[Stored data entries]
.....
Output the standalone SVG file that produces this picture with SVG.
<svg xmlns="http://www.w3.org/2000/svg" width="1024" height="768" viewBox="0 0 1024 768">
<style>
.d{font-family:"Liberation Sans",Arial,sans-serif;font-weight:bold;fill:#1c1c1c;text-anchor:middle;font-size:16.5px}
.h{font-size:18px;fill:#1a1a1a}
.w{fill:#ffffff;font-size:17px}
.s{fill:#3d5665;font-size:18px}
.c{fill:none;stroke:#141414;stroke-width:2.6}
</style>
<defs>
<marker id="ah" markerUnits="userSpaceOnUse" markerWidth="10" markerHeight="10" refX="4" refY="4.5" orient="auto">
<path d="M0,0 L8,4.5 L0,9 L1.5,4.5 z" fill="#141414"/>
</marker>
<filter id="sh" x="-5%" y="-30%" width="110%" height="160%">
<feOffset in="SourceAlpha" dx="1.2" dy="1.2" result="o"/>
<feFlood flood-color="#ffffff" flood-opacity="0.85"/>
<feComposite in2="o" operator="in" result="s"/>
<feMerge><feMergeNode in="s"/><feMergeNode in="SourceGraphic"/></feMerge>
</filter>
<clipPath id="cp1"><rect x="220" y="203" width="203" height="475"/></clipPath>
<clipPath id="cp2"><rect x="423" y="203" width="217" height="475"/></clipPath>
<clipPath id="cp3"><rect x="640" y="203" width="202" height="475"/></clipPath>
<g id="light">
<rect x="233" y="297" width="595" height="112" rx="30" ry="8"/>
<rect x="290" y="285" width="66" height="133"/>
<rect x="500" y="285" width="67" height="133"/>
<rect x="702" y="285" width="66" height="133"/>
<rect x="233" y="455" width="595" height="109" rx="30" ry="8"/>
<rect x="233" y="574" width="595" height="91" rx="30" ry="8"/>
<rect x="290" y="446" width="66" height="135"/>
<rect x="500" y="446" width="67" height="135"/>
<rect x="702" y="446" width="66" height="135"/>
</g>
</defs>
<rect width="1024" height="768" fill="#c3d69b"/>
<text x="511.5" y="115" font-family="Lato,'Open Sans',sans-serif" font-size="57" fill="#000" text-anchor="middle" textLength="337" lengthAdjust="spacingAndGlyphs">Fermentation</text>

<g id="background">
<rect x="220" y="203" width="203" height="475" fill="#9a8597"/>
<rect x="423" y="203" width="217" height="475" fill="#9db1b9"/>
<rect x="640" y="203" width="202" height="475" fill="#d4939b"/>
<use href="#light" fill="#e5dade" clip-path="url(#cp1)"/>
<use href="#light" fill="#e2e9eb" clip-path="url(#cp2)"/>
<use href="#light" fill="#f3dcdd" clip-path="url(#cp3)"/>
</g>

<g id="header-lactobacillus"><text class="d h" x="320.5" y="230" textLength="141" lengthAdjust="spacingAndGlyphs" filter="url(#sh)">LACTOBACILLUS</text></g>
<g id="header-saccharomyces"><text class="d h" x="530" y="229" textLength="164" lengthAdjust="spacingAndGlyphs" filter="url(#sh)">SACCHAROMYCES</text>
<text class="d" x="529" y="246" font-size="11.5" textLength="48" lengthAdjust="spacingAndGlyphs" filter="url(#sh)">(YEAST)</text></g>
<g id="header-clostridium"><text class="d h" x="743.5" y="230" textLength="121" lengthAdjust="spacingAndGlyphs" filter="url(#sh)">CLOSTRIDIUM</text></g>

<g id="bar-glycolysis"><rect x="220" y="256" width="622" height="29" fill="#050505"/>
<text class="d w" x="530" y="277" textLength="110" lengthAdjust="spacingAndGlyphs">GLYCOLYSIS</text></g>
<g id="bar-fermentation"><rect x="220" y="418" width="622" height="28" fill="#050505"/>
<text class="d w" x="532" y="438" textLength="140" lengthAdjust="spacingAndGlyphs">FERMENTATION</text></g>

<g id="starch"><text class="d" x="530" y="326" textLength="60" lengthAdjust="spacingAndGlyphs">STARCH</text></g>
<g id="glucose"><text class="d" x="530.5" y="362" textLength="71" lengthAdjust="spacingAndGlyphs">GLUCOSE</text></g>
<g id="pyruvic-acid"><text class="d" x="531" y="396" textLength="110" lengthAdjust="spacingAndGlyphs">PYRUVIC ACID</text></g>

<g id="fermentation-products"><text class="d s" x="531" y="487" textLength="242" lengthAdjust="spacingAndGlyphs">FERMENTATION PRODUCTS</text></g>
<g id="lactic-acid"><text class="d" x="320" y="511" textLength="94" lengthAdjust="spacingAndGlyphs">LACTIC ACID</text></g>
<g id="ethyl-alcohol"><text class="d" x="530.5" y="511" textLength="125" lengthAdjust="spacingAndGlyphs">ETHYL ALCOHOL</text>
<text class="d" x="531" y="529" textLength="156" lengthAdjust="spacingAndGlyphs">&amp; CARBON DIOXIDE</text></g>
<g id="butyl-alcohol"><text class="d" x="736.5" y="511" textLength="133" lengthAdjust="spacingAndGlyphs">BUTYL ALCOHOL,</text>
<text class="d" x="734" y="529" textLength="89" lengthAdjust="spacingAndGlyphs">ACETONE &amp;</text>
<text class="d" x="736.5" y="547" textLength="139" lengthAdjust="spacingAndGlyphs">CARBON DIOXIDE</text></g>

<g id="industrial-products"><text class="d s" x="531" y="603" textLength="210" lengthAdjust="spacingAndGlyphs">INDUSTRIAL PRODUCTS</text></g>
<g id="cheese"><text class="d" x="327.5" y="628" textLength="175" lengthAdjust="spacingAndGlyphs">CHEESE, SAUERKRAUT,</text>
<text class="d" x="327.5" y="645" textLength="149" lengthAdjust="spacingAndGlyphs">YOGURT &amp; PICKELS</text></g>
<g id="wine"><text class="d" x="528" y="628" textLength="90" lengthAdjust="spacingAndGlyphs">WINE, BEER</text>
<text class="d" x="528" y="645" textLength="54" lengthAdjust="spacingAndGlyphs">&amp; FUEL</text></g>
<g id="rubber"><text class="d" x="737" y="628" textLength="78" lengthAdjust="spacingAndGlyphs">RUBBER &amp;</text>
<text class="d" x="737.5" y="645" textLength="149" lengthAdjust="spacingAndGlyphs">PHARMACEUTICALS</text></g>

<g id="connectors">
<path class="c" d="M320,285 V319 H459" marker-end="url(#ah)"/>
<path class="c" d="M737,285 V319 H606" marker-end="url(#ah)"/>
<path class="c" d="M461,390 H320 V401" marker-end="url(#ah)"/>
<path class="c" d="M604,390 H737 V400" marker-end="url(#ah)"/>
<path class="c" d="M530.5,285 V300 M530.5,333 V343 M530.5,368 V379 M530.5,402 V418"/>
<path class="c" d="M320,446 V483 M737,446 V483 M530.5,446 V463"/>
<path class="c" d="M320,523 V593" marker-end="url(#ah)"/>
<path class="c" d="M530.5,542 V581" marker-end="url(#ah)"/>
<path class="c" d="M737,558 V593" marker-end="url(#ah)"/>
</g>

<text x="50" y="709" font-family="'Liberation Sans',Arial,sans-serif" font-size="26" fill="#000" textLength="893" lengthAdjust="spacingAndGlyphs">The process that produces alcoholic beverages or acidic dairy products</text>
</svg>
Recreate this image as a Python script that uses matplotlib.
.....
Exercise directions: Repeat the lines above exactly.

Result of this task:
Output the standalone SVG file that produces this picture with SVG.
<svg xmlns="http://www.w3.org/2000/svg" width="1024" height="768" viewBox="0 0 1024 768">
<style>
.d{font-family:"Liberation Sans",Arial,sans-serif;font-weight:bold;fill:#1c1c1c;text-anchor:middle;font-size:16.5px}
.h{font-size:18px;fill:#1a1a1a}
.w{fill:#ffffff;font-size:17px}
.s{fill:#3d5665;font-size:18px}
.c{fill:none;stroke:#141414;stroke-width:2.6}
</style>
<defs>
<marker id="ah" markerUnits="userSpaceOnUse" markerWidth="10" markerHeight="10" refX="4" refY="4.5" orient="auto">
<path d="M0,0 L8,4.5 L0,9 L1.5,4.5 z" fill="#141414"/>
</marker>
<filter id="sh" x="-5%" y="-30%" width="110%" height="160%">
<feOffset in="SourceAlpha" dx="1.2" dy="1.2" result="o"/>
<feFlood flood-color="#ffffff" flood-opacity="0.85"/>
<feComposite in2="o" operator="in" result="s"/>
<feMerge><feMergeNode in="s"/><feMergeNode in="SourceGraphic"/></feMerge>
</filter>
<clipPath id="cp1"><rect x="220" y="203" width="203" height="475"/></clipPath>
<clipPath id="cp2"><rect x="423" y="203" width="217" height="475"/></clipPath>
<clipPath id="cp3"><rect x="640" y="203" width="202" height="475"/></clipPath>
<g id="light">
<rect x="233" y="297" width="595" height="112" rx="30" ry="8"/>
<rect x="290" y="285" width="66" height="133"/>
<rect x="500" y="285" width="67" height="133"/>
<rect x="702" y="285" width="66" height="133"/>
<rect x="233" y="455" width="595" height="109" rx="30" ry="8"/>
<rect x="233" y="574" width="595" height="91" rx="30" ry="8"/>
<rect x="290" y="446" width="66" height="135"/>
<rect x="500" y="446" width="67" height="135"/>
<rect x="702" y="446" width="66" height="135"/>
</g>
</defs>
<rect width="1024" height="768" fill="#c3d69b"/>
<text x="511.5" y="115" font-family="Lato,'Open Sans',sans-serif" font-size="57" fill="#000" text-anchor="middle" textLength="337" lengthAdjust="spacingAndGlyphs">Fermentation</text>

<g id="background">
<rect x="220" y="203" width="203" height="475" fill="#9a8597"/>
<rect x="423" y="203" width="217" height="475" fill="#9db1b9"/>
<rect x="640" y="203" width="202" height="475" fill="#d4939b"/>
<use href="#light" fill="#e5dade" clip-path="url(#cp1)"/>
<use href="#light" fill="#e2e9eb" clip-path="url(#cp2)"/>
<use href="#light" fill="#f3dcdd" clip-path="url(#cp3)"/>
</g>

<g id="header-lactobacillus"><text class="d h" x="320.5" y="230" textLength="141" lengthAdjust="spacingAndGlyphs" filter="url(#sh)">LACTOBACILLUS</text></g>
<g id="header-saccharomyces"><text class="d h" x="530" y="229" textLength="164" lengthAdjust="spacingAndGlyphs" filter="url(#sh)">SACCHAROMYCES</text>
<text class="d" x="529" y="246" font-size="11.5" textLength="48" lengthAdjust="spacingAndGlyphs" filter="url(#sh)">(YEAST)</text></g>
<g id="header-clostridium"><text class="d h" x="743.5" y="230" textLength="121" lengthAdjust="spacingAndGlyphs" filter="url(#sh)">CLOSTRIDIUM</text></g>

<g id="bar-glycolysis"><rect x="220" y="256" width="622" height="29" fill="#050505"/>
<text class="d w" x="530" y="277" textLength="110" lengthAdjust="spacingAndGlyphs">GLYCOLYSIS</text></g>
<g id="bar-fermentation"><rect x="220" y="418" width="622" height="28" fill="#050505"/>
<text class="d w" x="532" y="438" textLength="140" lengthAdjust="spacingAndGlyphs">FERMENTATION</text></g>

<g id="starch"><text class="d" x="530" y="326" textLength="60" lengthAdjust="spacingAndGlyphs">STARCH</text></g>
<g id="glucose"><text class="d" x="530.5" y="362" textLength="71" lengthAdjust="spacingAndGlyphs">GLUCOSE</text></g>
<g id="pyruvic-acid"><text class="d" x="531" y="396" textLength="110" lengthAdjust="spacingAndGlyphs">PYRUVIC ACID</text></g>

<g id="fermentation-products"><text class="d s" x="531" y="487" textLength="242" lengthAdjust="spacingAndGlyphs">FERMENTATION PRODUCTS</text></g>
<g id="lactic-acid"><text class="d" x="320" y="511" textLength="94" lengthAdjust="spacingAndGlyphs">LACTIC ACID</text></g>
<g id="ethyl-alcohol"><text class="d" x="530.5" y="511" textLength="125" lengthAdjust="spacingAndGlyphs">ETHYL ALCOHOL</text>
<text class="d" x="531" y="529" textLength="156" lengthAdjust="spacingAndGlyphs">&amp; CARBON DIOXIDE</text></g>
<g id="butyl-alcohol"><text class="d" x="736.5" y="511" textLength="133" lengthAdjust="spacingAndGlyphs">BUTYL ALCOHOL,</text>
<text class="d" x="734" y="529" textLength="89" lengthAdjust="spacingAndGlyphs">ACETONE &amp;</text>
<text class="d" x="736.5" y="547" textLength="139" lengthAdjust="spacingAndGlyphs">CARBON DIOXIDE</text></g>

<g id="industrial-products"><text class="d s" x="531" y="603" textLength="210" lengthAdjust="spacingAndGlyphs">INDUSTRIAL PRODUCTS</text></g>
<g id="cheese"><text class="d" x="327.5" y="628" textLength="175" lengthAdjust="spacingAndGlyphs">CHEESE, SAUERKRAUT,</text>
<text class="d" x="327.5" y="645" textLength="149" lengthAdjust="spacingAndGlyphs">YOGURT &amp; PICKELS</text></g>
<g id="wine"><text class="d" x="528" y="628" textLength="90" lengthAdjust="spacingAndGlyphs">WINE, BEER</text>
<text class="d" x="528" y="645" textLength="54" lengthAdjust="spacingAndGlyphs">&amp; FUEL</text></g>
<g id="rubber"><text class="d" x="737" y="628" textLength="78" lengthAdjust="spacingAndGlyphs">RUBBER &amp;</text>
<text class="d" x="737.5" y="645" textLength="149" lengthAdjust="spacingAndGlyphs">PHARMACEUTICALS</text></g>

<g id="connectors">
<path class="c" d="M320,285 V319 H459" marker-end="url(#ah)"/>
<path class="c" d="M737,285 V319 H606" marker-end="url(#ah)"/>
<path class="c" d="M461,390 H320 V401" marker-end="url(#ah)"/>
<path class="c" d="M604,390 H737 V400" marker-end="url(#ah)"/>
<path class="c" d="M530.5,285 V300 M530.5,333 V343 M530.5,368 V379 M530.5,402 V418"/>
<path class="c" d="M320,446 V483 M737,446 V483 M530.5,446 V463"/>
<path class="c" d="M320,523 V593" marker-end="url(#ah)"/>
<path class="c" d="M530.5,542 V581" marker-end="url(#ah)"/>
<path class="c" d="M737,558 V593" marker-end="url(#ah)"/>
</g>

<text x="50" y="709" font-family="'Liberation Sans',Arial,sans-serif" font-size="26" fill="#000" textLength="893" lengthAdjust="spacingAndGlyphs">The process that produces alcoholic beverages or acidic dairy products</text>
</svg>
Recreate this image as a Python script that uses matplotlib.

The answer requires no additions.